ただひたすら一人のGOSICKファンとして哀しいです。 -
書いてくださってありがとうございます。
ずっと武田先生の事が気がかりでここ6年くらい常にネットで検索していました。桜庭先生の文章で知ることが出来て良かったです。
GOSICKの後書きで桜庭先生がイラストを絶賛してらっしゃるのを読んでいつも同意の気持ちでうんうん頷いておりました。
「もう一人の作者」と言ってくださって涙が出ます。GOSICKは今までもこれからも大好きな作品です。お2人に感謝の気持ちをお伝えしたくてコメントさせて頂きました。 -
突然のコメント失礼いたします。
武田さんの日向さんの訃報を知り、本当に驚くとともに、悲しい気持ちでいっぱいです。
武田さんの鮮やかな表紙や挿絵は、私にとって、GOSICKを読む際の大きな楽しみでした。武田さんのイラストがプリントされたグッズを手にした時は、あまりに綺麗で、ずっと飽かずに眺めていたことをよく覚えています。桜庭和樹さんのGOSICKの世界観を見事にあらわしたあの素敵な絵の数々を、一読者として、ずっと忘れません。
武田さんのご冥福を心よりお祈り申し上げます。 -
私は、小学生の時、千野えながさんが絵を描いていらした「らくだい魔女」が凄く好きでした。
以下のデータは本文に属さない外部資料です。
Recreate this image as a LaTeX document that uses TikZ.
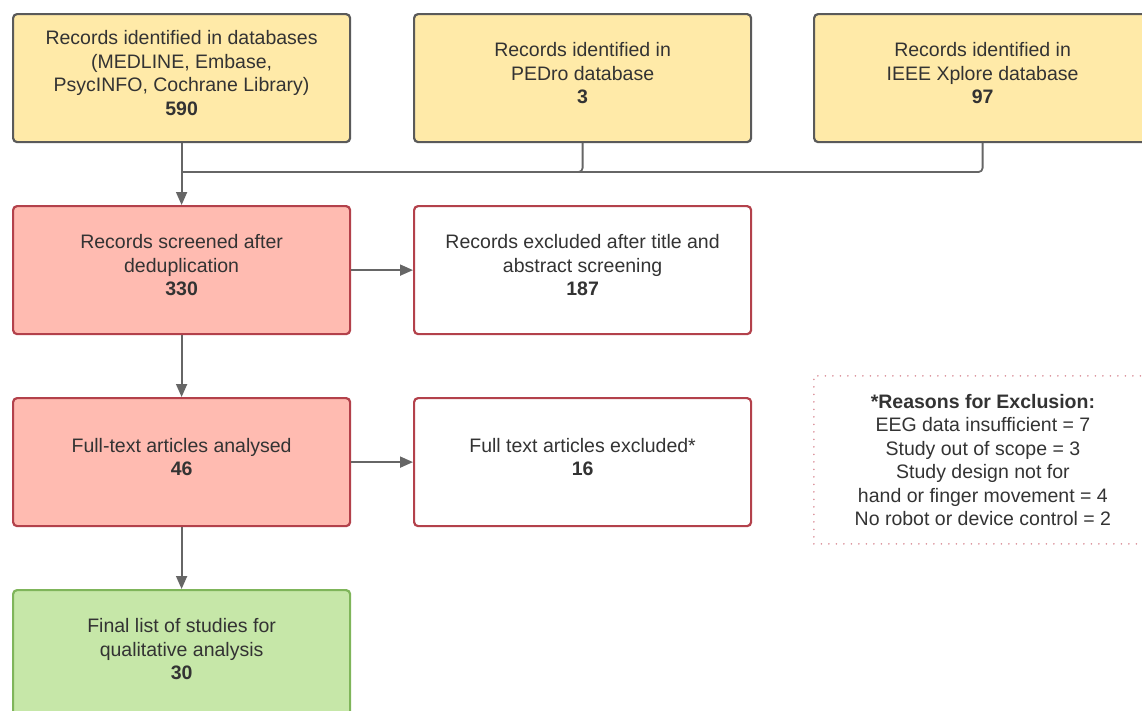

そして中学校に入ってから、友達が見ていたアニメで「GOSICK」のことを知り、文庫本を読んでハマり、大学生になった今でもその二つの作品が大好きです。
今回の訃報で、武田日向さんと千野えながさんが姉妹であると知り、とても驚くと同時になるほどな、と納得しました。私は、お二人の描く絵それぞれに魅せられていたのだなと思いました。
ですが今回このことを知り、思い出深い「らくだい魔女」と「GOSICK」という二つの作品が好きになったのは必然なんだな、と思い、思わず投稿してしまいました。数年前から書店で角川ビーンズ文庫の「GOSICK」を見かけなくなり、全巻揃えれていない状態のなのに、武田日向さんの描く綺麗で素晴らしいとしか言いようがないような絵がもう見られなくなると思うと、本当に悲しいです。
早すぎる死にただただ驚くばかりです。
心からご冥福をお祈りいたします。 -
初めてGOSICKの本を手にとり読んだ時は、ここまで繊細で美しい挿絵を描ける方がいたのかととても驚いたものです。
GOSICKのアニメが終わり、武田先生はこれからどんな絵を描いてくださるのだろうとずっとずっとこの数年楽しみに待ち続け、活動休止されたとを耳にしてからはネットで毎日チェックをし、ブログで亡くなったというお話を読んだ時はとても悲しかったです。
武田先生は私が最も好きな漫画家さんでした。
桜庭先生、教えて頂き本当に本当にありがとうございました。
叶うことならこれまでの素晴らしい武田先生の作品を画集にしただき、死ぬまで手元に置いておきたいです……
武田先生…ありがとうございました。本当にお疲れ様でした。 -
武田先生が書いた湯音ちゃんとあの世界,一目惚れだた,もちろんGOSICKも好きだた。
ありがとう,そしてさよなら。 -
高校生の頃、ちょうど出版が始まったGOSICKを読み始めたのですが、文章で書かれる以上の情景が挿し絵から読み取れるようで、「これはすごい!」と子供ながらに感心したものです
レーベルが変わって挿し絵のなくなったことを残念に思いながら、また仕事も休止が続くのを気にかけていましたが、このような事情があったのですね
当時本を読む一時の間、私の感じる世界を濃く、鮮やかに彩って頂いた事には感謝の言葉もありません
遅ればせながら、武田先生のご冥福をお祈りします -
びっくりしました
LINEの過去のニュースを見ていて今日初めて知りました
ショックで卒倒しそうですもう作品が見れないと思うともう泣きたくなります
今はただただご冥福を祈るだけです
あちらでもすてきな天国の絵を思う存分描いていることを祈ります
信じられません..。でも、本当なのですね..。忘れません。素敵な作品の数々を、有り難うございました。先生..早すぎます。